Touring was a humbling experience and was one of the factors that led to him changing his behavior at hardcore shows back home. He recalls being in Serbia and seeing first-hand how little its residents had.

The more he toured, the more he realized that fighting and ruining shows could lead to a small town losing their only venue.

Booking bands that kids never had the chance to see before, or standing at This is Hardcore fest amongst a sold-out crowd and knowing that he was responsible for it gives him a sense of pride.

“That’s ten times more rewarding than hiding from the police,” he says.

Mckay proudly admits he is willing to lose money on a show if it means it can help a smaller band gain some popularity. He helped Agitator, a hardcore band from Boyertown, Pennsylvania, by booking them on This is Hardcore last year. The band was subsequently able to tour the Mid-West.

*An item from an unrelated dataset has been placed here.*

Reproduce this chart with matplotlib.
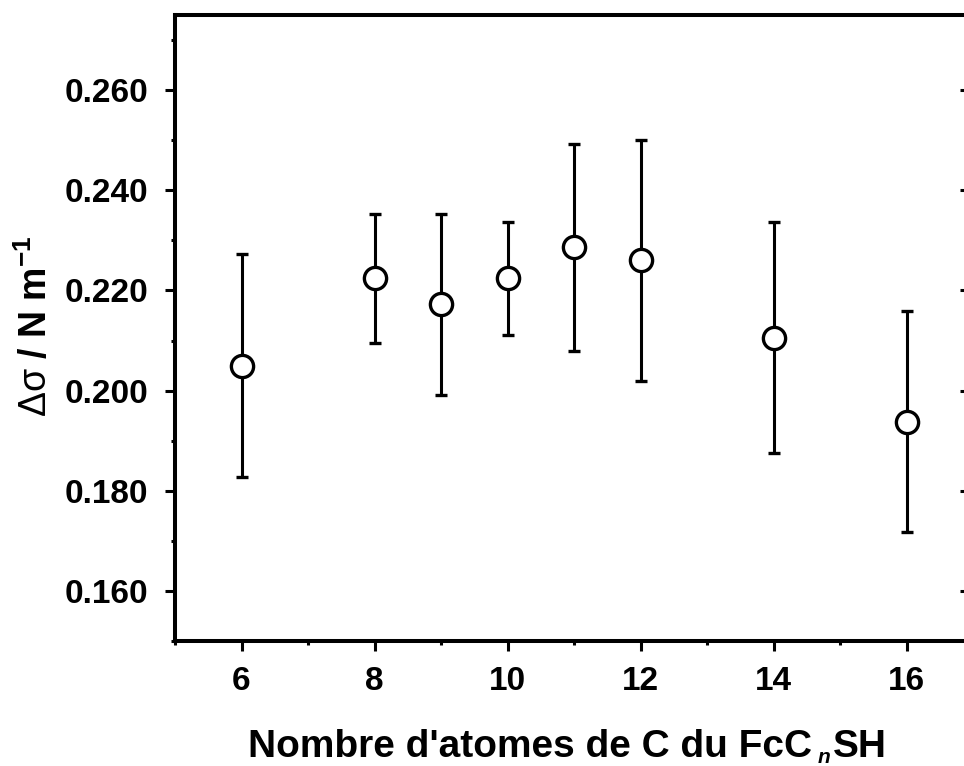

He also feels strongly about organizing benefit shows in times of need.

“I have to make up for the multiple years of being an asshole, starting trouble, and ruining shows,” he says. “It’s my turn to facilitate and administer what goes on. It gives me a chance to re-live my own youth vicariously.”

7 Comments leave one →
  1. Anonymous permalink
    December 3, 2011 11:31 pm

    He’s still an asshole.

  2. Anonymous permalink
    December 16, 2011 9:17 pm

    Never can respect him again after years of harassment endured by passive kids in the scene. At least he knows he was an asshole.

  3. February 26, 2012 10:07 pm

    Fuck this guy. No respect ever. He had his chance. and fuck FSU.
    they ruined countless shows and have given me a scar I cannot erase.

  4. Anonymous permalink
    March 11, 2012 9:37 pm

    Still a pile of shit

  5. Anonymous permalink
    April 26, 2012 10:55 pm

    everybody deserves a second chance. he doesn’t need your fucking opinions. he’s seen what he’s done wrong and he admits that it was fucked up. you cunts will never know straight-edge if you dont shut the fuck up and quit your pussy whining. fuck all of you for judging a book by its fucking cover. you’ll get yours one day fuckers.

  6. Anonymous permalink
    May 17, 2012 1:50 pm

    “you cunts will never know straight-edge if you dont shut the fuck up and quit your pussy whining ….you’ll get yours one day fuckers.” Wow, you rock dude. I kinda think your type of thuggary is exactly what Joe is trying to repent from. I’m not so sure he needs your help defending himself man.

  7. May 17, 2012 6:38 pm

    I think its interesting that people still want to talk trash but have no qualms with being completely anonymous. Joe was an asshole, he ran with a rougher crowd than most. I ran into him in South Philly by Ikea around the time this article was written and I have to say his attitude and demeanor were a 100% different. Good for you Joe, sounds like you hit your stride.